Depuis cette crise inédite dans l'histoire de la Vème République, en plein mois de juillet, l'exécutif veut croire que tout va pour le mieux, mais la tension n'est pas redescendue. Sans doute en partie à cause des récentes déclarations d'Emmanuel Macron sur ce qu'il a qualifié de "tempête dans un verre d'eau" lors de son entretien fleuve au Point. Emmanuel Macron assure ne pas avoir de "regret" et assumer son "je suis votre chef", envoyé aux militaires en plein coeur de l'été. Il va jusqu'à nier l'idée même que cet épisode ait constitué une "crise".

"Il y a eu une tempête dans un verre d'eau car les gens ont perdu le sens de ce qu'est la Ve République et de son fonctionnement. D'ailleurs, si je n'avais réagi comme je l'ai fait, les mêmes auraient dit que j'étais un chef des armées faible. Les armées ne font pas ce qu'elles veulent, elles ne sont pas autopilotées", martèle le chef de l'Etat.
"Les militaires n'ont pas d'états d'âme", estime aussi Jean-Jacques Bridey, le président LREM de la Commission de la défense à l'Assemblée nationale, ce lundi dans Le Figaro. D'après lui, la démission de Pierre de Villiers ne laissera tout simplement pas de traces. 

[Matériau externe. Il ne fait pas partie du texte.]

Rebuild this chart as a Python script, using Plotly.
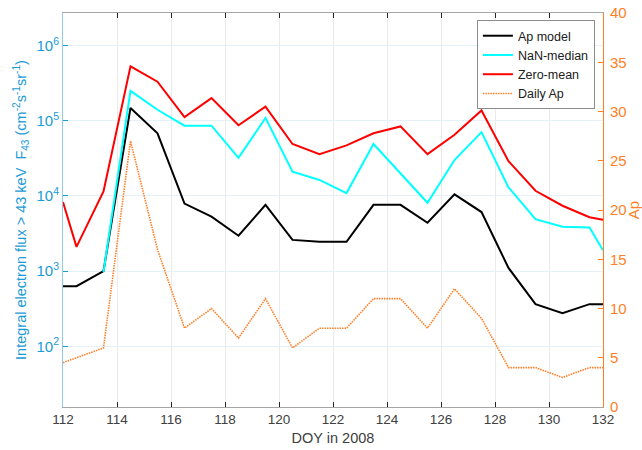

Redonner de la "marge" à une armée surengagée

Pourtant, une certaine inquiétude transparaît dans les déclarations de François Lecointre lors de la première journée de cette université. Pour son premier discours public depuis sa prise de fonction, il a jugé indispensable que redonner de la "marge" à une armée française surengagée. 

"Il faudra faire des choix entre la régénération nécessaire de nos armées qui sortent d'années très difficiles de contrainte budgétaire accompagnées par le surengagement", a-t-il déclaré, "mais également des choix de renouvellement et des choix de modulation de nos engagements". 

Pour donner des gages aux militaires, l'exécutif a annoncé que le budget de la Défense serait augmenté en 2018, pour atteindre 34,2 milliards d'euros, contre 32,7 milliards en 2017. Parmi la somme finale, 650 millions d'euros seront réservés aux opérations extérieures. "Durant le quinquennat qui vient, nous dépenserons 1,6 milliard de plus chaque année", a précisé Emmanuel Macron dans son interview au Point.

10 milliards d'euros à trouver en 3 ans

Mais cette hausse ne permettra pas d'atteindre l'objectif fixé des 2% du PIB en 2025, rappelé par le président de la République devant les ambassadeurs à la fin du mois d'août. Au rythme d'une augmentation d'1,6 milliard par an, le budget devrait atteindre 40,7 milliards en 2022, à la fin du mandat d'Emmanuel Macron. Il restera donc 10 milliards d'euros à trouver pour atteindre les 50 milliards visés trois ans plus tard, en 2025.

Comme le rapporte L'Opinion ce lundi, l'exécutif pourrait étudier plusieurs pistes pour tenir ces prévisions budgétaires. Comme le laisse entendre François Lecointre en évoquant la "modulation" de certains engagements, il pourrait s'agir de réduire l'ampleur de certaines opérations militaires. Comme par exemple Barkhane au Mali, qui comprend 4.000 soldats. Dans le cadre du G5 Sahel (Mauritanie, Tchad, Mali, Niger et Burkina Faso) la France pourrait être relayée en partie par l'armée locale et les casques bleus déployés dans le cadre de la Minusma, la mission de l'ONU dans le pays.

Refonte de l'opération Sentinelle

Depuis le mois d'août, il est aussi question d'une remise à plat de l'opération Sentinelle. En mai 2016, le Haut comité d'évaluation de la condition militaire notait dans un rapport cité par La Croix que "l'ampleur des effectifs déployés en fait la première des opérations dans lesquelles les armées sont engagées". Le dispositif Sentinelle sollicite en effet 10.000 soldats, dont 3.000 en réserve et aboutit notamment à une réduction du temps d'entraînement pour les militaires. L'armée de terre, qui en est le premier contributeur, souhaiterait passer à nouvelle répartition, avec un tiers des effectifs déployés sur le terrain, un tiers en réserve pour certaines occasions et un dernier tiers à l'entraînement.